▸ Collected data:
——————————
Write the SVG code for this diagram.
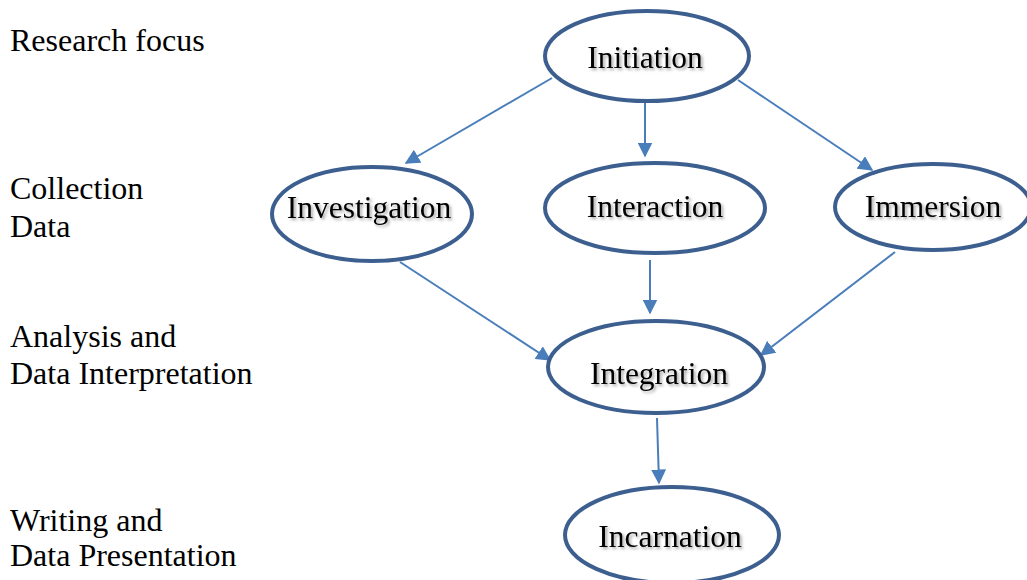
<svg xmlns="http://www.w3.org/2000/svg" width="1027" height="580" viewBox="0 0 1027 580">
<style>
.node{fill:#fff;stroke:#3c5f8f;stroke-width:4}
.nt{font-family:"Liberation Serif",serif;font-size:31.5px;fill:#000;text-anchor:middle;filter:url(#sh)}
.lbl{font-family:"Liberation Serif",serif;font-size:32px;fill:#000}
.conn{stroke:#4a7ebb;stroke-width:2;fill:none;marker-end:url(#ah)}
</style>
<defs>
<marker id="ah" viewBox="0 0 10 10" refX="9" refY="5" markerWidth="7.5" markerHeight="7.5" orient="auto" markerUnits="strokeWidth">
<path d="M0,0 L10,5 L0,10 z" fill="#4a7ebb"/>
</marker>
<filter id="sh" x="-10%" y="-30%" width="130%" height="170%">
<feDropShadow dx="2" dy="2" stdDeviation="1.5" flood-color="#000" flood-opacity="0.35"/>
</filter>
</defs>
<rect width="1027" height="580" fill="#fff"/>
<g id="labels">
<text class="lbl" x="10" y="51">Research focus</text>
<text class="lbl" x="10" y="199">Collection</text>
<text class="lbl" x="10" y="237">Data</text>
<text class="lbl" x="10" y="347">Analysis and</text>
<text class="lbl" x="10" y="384">Data Interpretation</text>
<text class="lbl" x="10" y="531">Writing and</text>
<text class="lbl" x="10" y="566">Data Presentation</text>
</g>
<g id="connectors">
<line class="conn" x1="552" y1="78" x2="406" y2="163"/>
<line class="conn" x1="645" y1="103" x2="645" y2="156"/>
<line class="conn" x1="738" y1="80" x2="872" y2="170"/>
<line class="conn" x1="400" y1="262" x2="550" y2="360"/>
<line class="conn" x1="650" y1="260" x2="650" y2="313"/>
<line class="conn" x1="895" y1="252" x2="761" y2="355"/>
<line class="conn" x1="657" y1="418" x2="659" y2="483"/>
</g>
<g id="initiation">
<ellipse class="node" cx="647" cy="56" rx="102" ry="45"/>
<text class="nt" x="645" y="68">Initiation</text>
</g>
<g id="investigation">
<ellipse class="node" cx="372" cy="214" rx="100" ry="47"/>
<text class="nt" x="369" y="218">Investigation</text>
</g>
<g id="interaction">
<ellipse class="node" cx="655" cy="208" rx="110" ry="45"/>
<text class="nt" x="655" y="217">Interaction</text>
</g>
<g id="immersion">
<ellipse class="node" cx="933" cy="207" rx="98" ry="43"/>
<text class="nt" x="933" y="217">Immersion</text>
</g>
<g id="integration">
<ellipse class="node" cx="656" cy="367" rx="108" ry="46"/>
<text class="nt" x="659" y="384">Integration</text>
</g>
<g id="incarnation">
<ellipse class="node" cx="672" cy="535" rx="107" ry="48"/>
<text class="nt" x="670" y="547">Incarnation</text>
</g>
</svg>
——————————
Copy out all the data exactly; skip the pictures.

▸ Response:
Write the SVG code for this diagram.
<svg xmlns="http://www.w3.org/2000/svg" width="1027" height="580" viewBox="0 0 1027 580">
<style>
.node{fill:#fff;stroke:#3c5f8f;stroke-width:4}
.nt{font-family:"Liberation Serif",serif;font-size:31.5px;fill:#000;text-anchor:middle;filter:url(#sh)}
.lbl{font-family:"Liberation Serif",serif;font-size:32px;fill:#000}
.conn{stroke:#4a7ebb;stroke-width:2;fill:none;marker-end:url(#ah)}
</style>
<defs>
<marker id="ah" viewBox="0 0 10 10" refX="9" refY="5" markerWidth="7.5" markerHeight="7.5" orient="auto" markerUnits="strokeWidth">
<path d="M0,0 L10,5 L0,10 z" fill="#4a7ebb"/>
</marker>
<filter id="sh" x="-10%" y="-30%" width="130%" height="170%">
<feDropShadow dx="2" dy="2" stdDeviation="1.5" flood-color="#000" flood-opacity="0.35"/>
</filter>
</defs>
<rect width="1027" height="580" fill="#fff"/>
<g id="labels">
<text class="lbl" x="10" y="51">Research focus</text>
<text class="lbl" x="10" y="199">Collection</text>
<text class="lbl" x="10" y="237">Data</text>
<text class="lbl" x="10" y="347">Analysis and</text>
<text class="lbl" x="10" y="384">Data Interpretation</text>
<text class="lbl" x="10" y="531">Writing and</text>
<text class="lbl" x="10" y="566">Data Presentation</text>
</g>
<g id="connectors">
<line class="conn" x1="552" y1="78" x2="406" y2="163"/>
<line class="conn" x1="645" y1="103" x2="645" y2="156"/>
<line class="conn" x1="738" y1="80" x2="872" y2="170"/>
<line class="conn" x1="400" y1="262" x2="550" y2="360"/>
<line class="conn" x1="650" y1="260" x2="650" y2="313"/>
<line class="conn" x1="895" y1="252" x2="761" y2="355"/>
<line class="conn" x1="657" y1="418" x2="659" y2="483"/>
</g>
<g id="initiation">
<ellipse class="node" cx="647" cy="56" rx="102" ry="45"/>
<text class="nt" x="645" y="68">Initiation</text>
</g>
<g id="investigation">
<ellipse class="node" cx="372" cy="214" rx="100" ry="47"/>
<text class="nt" x="369" y="218">Investigation</text>
</g>
<g id="interaction">
<ellipse class="node" cx="655" cy="208" rx="110" ry="45"/>
<text class="nt" x="655" y="217">Interaction</text>
</g>
<g id="immersion">
<ellipse class="node" cx="933" cy="207" rx="98" ry="43"/>
<text class="nt" x="933" y="217">Immersion</text>
</g>
<g id="integration">
<ellipse class="node" cx="656" cy="367" rx="108" ry="46"/>
<text class="nt" x="659" y="384">Integration</text>
</g>
<g id="incarnation">
<ellipse class="node" cx="672" cy="535" rx="107" ry="48"/>
<text class="nt" x="670" y="547">Incarnation</text>
</g>
</svg>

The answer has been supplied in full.